═══ Entries

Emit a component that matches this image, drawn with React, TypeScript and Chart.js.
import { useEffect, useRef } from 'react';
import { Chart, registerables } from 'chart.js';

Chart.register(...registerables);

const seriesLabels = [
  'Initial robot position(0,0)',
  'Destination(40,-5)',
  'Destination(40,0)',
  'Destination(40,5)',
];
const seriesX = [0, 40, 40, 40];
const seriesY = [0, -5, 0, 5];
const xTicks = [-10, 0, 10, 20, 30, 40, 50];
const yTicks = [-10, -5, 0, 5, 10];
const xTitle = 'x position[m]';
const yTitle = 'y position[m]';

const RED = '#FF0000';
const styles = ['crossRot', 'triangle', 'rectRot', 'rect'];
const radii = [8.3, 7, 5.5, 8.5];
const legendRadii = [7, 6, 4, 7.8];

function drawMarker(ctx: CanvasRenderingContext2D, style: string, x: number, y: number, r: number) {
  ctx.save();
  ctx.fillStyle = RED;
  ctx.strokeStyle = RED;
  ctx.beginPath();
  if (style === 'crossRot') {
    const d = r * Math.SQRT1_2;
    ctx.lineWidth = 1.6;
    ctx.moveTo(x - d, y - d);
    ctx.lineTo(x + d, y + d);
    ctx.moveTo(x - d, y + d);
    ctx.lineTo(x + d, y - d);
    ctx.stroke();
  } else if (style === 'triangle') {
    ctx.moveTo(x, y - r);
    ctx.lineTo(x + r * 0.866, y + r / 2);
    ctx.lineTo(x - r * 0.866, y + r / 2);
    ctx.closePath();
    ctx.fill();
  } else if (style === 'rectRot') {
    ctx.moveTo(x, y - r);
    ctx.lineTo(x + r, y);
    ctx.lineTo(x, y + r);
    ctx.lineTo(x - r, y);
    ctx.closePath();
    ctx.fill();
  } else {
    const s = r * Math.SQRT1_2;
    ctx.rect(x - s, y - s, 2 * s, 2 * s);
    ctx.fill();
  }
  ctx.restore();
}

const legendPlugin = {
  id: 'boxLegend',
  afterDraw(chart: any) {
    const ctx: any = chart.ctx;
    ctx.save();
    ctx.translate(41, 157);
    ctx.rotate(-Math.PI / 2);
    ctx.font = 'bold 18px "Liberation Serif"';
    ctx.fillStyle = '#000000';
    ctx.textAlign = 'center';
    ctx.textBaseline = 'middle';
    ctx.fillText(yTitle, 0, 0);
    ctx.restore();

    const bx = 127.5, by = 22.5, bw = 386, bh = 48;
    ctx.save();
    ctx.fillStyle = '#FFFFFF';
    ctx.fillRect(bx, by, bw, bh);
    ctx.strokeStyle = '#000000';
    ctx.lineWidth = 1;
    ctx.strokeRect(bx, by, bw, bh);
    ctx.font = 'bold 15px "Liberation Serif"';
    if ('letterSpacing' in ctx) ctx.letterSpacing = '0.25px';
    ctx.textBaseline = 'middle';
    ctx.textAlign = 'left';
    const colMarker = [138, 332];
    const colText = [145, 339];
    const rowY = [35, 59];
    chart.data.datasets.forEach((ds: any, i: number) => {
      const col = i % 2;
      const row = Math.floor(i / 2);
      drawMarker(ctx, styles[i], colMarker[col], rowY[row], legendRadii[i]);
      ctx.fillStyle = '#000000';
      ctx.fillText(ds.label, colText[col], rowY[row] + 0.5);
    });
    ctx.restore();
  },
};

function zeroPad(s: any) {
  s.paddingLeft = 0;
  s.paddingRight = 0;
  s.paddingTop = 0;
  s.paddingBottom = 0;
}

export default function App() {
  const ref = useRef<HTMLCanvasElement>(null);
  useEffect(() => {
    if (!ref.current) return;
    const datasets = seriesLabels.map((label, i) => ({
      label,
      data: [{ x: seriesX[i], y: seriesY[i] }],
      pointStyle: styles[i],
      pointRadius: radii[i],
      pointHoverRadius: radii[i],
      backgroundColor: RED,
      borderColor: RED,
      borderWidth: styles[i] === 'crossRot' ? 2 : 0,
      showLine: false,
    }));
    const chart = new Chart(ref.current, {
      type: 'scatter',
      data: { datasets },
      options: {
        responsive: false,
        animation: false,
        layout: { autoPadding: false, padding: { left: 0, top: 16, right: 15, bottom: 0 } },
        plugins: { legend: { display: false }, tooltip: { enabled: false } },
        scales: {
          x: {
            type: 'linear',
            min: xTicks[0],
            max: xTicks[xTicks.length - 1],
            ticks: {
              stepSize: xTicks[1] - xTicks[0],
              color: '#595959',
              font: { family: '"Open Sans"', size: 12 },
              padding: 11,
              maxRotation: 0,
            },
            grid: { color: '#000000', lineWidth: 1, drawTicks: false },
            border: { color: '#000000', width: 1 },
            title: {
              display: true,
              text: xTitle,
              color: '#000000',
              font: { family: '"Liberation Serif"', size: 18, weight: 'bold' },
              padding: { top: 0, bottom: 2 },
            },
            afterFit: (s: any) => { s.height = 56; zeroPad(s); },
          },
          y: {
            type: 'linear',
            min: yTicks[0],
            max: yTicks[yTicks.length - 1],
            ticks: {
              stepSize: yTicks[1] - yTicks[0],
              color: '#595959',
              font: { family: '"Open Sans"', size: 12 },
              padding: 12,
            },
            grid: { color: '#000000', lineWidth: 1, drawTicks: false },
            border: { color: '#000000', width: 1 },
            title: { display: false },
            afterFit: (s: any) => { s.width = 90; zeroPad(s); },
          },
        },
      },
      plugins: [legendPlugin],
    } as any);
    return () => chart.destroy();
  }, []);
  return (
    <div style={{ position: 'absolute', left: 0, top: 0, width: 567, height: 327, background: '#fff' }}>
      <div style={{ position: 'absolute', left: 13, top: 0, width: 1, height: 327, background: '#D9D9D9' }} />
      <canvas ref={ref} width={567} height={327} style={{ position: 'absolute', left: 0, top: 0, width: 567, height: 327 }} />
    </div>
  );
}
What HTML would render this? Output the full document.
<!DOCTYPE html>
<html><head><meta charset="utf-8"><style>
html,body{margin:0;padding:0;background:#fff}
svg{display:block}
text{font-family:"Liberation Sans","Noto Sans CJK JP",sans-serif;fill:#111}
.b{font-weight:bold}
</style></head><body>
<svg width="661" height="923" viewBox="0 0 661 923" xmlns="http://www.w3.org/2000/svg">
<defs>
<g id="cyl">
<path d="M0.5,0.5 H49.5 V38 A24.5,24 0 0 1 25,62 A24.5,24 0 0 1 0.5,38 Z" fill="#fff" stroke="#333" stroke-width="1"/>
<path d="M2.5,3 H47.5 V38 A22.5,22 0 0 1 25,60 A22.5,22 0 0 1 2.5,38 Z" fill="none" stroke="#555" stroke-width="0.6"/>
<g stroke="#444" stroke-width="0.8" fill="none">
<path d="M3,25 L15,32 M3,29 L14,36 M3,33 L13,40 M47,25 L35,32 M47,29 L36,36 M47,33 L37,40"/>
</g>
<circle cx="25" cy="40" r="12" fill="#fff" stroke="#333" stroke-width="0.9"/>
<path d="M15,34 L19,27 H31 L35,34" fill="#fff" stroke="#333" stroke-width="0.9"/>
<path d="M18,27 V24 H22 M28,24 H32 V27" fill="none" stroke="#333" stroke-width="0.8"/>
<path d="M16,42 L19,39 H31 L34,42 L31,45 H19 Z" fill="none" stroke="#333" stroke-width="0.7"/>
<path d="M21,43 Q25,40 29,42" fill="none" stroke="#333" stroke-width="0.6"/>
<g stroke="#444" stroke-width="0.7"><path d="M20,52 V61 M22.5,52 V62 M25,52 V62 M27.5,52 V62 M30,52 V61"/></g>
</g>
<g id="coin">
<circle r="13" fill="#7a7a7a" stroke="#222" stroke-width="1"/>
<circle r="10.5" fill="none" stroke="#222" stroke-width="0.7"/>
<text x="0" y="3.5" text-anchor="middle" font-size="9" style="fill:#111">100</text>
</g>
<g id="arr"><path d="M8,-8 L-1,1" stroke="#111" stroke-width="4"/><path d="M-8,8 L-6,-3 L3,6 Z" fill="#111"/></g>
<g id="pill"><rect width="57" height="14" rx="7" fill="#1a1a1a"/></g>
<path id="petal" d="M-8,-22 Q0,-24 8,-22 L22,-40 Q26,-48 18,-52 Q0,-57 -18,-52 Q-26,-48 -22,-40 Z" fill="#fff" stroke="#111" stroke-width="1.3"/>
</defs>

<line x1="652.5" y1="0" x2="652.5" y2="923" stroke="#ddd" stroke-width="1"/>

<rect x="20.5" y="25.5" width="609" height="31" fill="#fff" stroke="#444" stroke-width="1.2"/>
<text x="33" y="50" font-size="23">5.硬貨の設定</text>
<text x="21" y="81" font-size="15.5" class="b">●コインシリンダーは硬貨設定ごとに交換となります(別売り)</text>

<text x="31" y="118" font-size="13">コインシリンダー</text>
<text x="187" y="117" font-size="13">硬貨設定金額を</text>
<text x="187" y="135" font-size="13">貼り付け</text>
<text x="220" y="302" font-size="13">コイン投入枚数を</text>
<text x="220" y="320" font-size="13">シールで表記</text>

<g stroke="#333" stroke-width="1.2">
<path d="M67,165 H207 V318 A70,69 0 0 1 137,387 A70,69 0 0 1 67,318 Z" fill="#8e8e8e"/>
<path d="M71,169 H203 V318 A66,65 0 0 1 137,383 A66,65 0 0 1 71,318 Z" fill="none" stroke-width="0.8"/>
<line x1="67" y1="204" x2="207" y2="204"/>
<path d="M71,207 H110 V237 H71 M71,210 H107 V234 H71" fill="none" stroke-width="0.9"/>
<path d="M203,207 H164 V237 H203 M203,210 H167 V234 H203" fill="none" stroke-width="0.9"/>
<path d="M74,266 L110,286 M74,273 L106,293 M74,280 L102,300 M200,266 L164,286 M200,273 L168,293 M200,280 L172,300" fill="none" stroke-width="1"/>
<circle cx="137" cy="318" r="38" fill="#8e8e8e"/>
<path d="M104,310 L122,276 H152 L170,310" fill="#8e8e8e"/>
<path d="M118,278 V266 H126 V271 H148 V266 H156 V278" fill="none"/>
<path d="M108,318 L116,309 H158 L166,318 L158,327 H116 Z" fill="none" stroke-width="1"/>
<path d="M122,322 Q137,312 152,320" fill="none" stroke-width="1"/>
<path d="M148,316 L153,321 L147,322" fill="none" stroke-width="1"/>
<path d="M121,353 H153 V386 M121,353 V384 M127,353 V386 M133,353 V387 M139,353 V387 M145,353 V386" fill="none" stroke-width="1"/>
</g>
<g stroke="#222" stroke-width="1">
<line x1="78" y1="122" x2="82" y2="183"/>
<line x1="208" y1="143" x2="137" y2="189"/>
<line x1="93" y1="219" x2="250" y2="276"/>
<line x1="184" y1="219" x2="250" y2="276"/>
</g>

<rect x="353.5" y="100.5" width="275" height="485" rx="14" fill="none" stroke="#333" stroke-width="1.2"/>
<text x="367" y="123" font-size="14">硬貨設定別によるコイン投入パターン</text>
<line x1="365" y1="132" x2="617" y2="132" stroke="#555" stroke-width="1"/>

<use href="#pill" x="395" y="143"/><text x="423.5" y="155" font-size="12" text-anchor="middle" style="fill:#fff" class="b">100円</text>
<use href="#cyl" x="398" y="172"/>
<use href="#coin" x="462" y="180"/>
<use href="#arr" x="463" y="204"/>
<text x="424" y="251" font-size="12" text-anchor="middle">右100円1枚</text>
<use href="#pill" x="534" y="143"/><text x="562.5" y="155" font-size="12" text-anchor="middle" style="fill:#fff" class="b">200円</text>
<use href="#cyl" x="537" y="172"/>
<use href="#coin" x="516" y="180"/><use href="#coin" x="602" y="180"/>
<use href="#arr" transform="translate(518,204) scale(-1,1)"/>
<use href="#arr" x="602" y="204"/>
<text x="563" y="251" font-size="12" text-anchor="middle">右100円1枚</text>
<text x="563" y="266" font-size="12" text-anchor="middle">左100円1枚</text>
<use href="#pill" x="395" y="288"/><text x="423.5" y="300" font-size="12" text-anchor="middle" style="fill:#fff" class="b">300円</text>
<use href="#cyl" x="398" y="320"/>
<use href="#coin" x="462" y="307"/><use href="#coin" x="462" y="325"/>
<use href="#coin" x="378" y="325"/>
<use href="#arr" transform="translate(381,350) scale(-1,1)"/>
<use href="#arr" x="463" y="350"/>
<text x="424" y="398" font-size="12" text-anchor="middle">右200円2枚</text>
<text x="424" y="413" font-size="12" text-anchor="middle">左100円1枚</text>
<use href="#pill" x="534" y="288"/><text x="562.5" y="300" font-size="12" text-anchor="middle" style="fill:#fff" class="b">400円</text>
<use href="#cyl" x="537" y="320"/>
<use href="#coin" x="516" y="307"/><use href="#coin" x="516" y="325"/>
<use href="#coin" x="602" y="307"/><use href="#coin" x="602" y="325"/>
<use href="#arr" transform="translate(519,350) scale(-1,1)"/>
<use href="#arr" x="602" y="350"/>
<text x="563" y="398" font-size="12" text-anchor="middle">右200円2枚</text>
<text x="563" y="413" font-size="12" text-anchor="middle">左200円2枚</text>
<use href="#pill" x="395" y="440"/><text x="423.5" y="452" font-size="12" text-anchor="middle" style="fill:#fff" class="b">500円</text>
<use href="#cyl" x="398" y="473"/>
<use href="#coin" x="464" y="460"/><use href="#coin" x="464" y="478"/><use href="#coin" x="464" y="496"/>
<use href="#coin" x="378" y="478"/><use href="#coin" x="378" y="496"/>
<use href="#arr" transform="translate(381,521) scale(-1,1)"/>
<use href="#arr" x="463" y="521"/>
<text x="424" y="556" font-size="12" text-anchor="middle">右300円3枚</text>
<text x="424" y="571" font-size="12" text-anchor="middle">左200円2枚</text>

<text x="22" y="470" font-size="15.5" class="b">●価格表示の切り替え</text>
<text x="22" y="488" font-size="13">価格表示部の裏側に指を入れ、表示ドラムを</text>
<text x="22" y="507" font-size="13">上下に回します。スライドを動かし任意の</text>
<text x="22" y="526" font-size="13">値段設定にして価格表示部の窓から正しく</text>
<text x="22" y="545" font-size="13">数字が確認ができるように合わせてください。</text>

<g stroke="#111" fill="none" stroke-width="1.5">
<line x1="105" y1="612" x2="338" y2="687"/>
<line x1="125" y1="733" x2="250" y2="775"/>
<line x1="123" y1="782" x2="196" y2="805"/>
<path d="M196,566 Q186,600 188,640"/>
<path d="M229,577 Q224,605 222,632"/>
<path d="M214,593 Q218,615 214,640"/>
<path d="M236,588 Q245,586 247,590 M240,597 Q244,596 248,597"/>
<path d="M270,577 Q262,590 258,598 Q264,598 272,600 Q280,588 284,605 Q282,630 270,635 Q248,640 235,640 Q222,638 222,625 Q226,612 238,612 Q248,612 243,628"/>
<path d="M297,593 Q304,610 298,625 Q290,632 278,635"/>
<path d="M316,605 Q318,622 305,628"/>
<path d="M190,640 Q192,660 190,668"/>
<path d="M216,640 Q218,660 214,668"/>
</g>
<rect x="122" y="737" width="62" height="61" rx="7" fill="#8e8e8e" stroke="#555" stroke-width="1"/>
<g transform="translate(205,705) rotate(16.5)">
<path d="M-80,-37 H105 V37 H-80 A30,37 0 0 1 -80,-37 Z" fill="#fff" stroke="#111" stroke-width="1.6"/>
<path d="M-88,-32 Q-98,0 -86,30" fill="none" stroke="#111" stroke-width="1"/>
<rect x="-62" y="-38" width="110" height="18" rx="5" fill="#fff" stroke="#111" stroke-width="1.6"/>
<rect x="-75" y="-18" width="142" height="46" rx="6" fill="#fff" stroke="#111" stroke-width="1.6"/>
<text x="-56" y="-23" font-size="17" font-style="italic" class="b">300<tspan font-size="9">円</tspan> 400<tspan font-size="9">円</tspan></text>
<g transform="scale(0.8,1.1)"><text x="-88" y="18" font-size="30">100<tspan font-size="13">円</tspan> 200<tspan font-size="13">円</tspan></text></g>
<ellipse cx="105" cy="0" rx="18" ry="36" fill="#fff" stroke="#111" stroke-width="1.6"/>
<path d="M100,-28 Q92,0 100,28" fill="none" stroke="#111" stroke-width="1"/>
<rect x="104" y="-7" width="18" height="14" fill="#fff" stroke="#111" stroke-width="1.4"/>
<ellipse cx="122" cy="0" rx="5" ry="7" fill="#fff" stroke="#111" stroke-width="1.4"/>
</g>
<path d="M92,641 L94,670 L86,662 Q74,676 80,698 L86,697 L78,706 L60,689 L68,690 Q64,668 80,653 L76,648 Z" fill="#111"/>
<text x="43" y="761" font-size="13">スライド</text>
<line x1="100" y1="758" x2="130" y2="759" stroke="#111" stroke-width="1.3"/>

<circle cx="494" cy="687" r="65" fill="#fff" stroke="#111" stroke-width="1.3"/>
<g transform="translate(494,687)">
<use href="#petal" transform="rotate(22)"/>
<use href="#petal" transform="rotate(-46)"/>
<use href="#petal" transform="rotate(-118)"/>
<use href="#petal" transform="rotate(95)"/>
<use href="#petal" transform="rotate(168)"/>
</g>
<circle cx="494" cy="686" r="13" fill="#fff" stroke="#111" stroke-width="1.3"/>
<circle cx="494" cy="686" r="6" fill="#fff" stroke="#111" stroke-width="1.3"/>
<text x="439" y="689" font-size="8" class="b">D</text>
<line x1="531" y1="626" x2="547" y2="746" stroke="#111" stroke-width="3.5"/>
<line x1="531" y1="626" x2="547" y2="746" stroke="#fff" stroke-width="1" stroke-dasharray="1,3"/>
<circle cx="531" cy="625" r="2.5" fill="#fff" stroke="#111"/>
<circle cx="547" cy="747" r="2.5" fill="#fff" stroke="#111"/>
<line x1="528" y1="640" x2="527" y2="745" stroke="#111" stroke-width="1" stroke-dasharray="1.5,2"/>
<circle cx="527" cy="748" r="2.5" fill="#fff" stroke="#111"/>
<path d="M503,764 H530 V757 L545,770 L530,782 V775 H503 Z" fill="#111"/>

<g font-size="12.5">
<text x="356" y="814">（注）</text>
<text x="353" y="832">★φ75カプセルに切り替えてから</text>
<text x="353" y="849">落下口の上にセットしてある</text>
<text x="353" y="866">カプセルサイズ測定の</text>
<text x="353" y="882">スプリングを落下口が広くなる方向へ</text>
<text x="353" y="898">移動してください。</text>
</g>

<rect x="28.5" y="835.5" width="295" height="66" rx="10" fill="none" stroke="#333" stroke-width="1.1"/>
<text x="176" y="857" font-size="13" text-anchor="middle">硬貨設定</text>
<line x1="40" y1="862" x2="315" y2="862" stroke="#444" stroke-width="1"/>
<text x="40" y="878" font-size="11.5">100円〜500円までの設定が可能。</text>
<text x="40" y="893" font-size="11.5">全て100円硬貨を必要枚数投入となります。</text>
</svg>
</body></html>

══════

* Exercise task *
Exactly as they stand, set down the lines from the top of the data through the line with "Chart.register(...registerables);".

* The completed task *
Emit a component that matches this image, drawn with React, TypeScript and Chart.js.
import { useEffect, useRef } from 'react';
import { Chart, registerables } from 'chart.js';

Chart.register(...registerables);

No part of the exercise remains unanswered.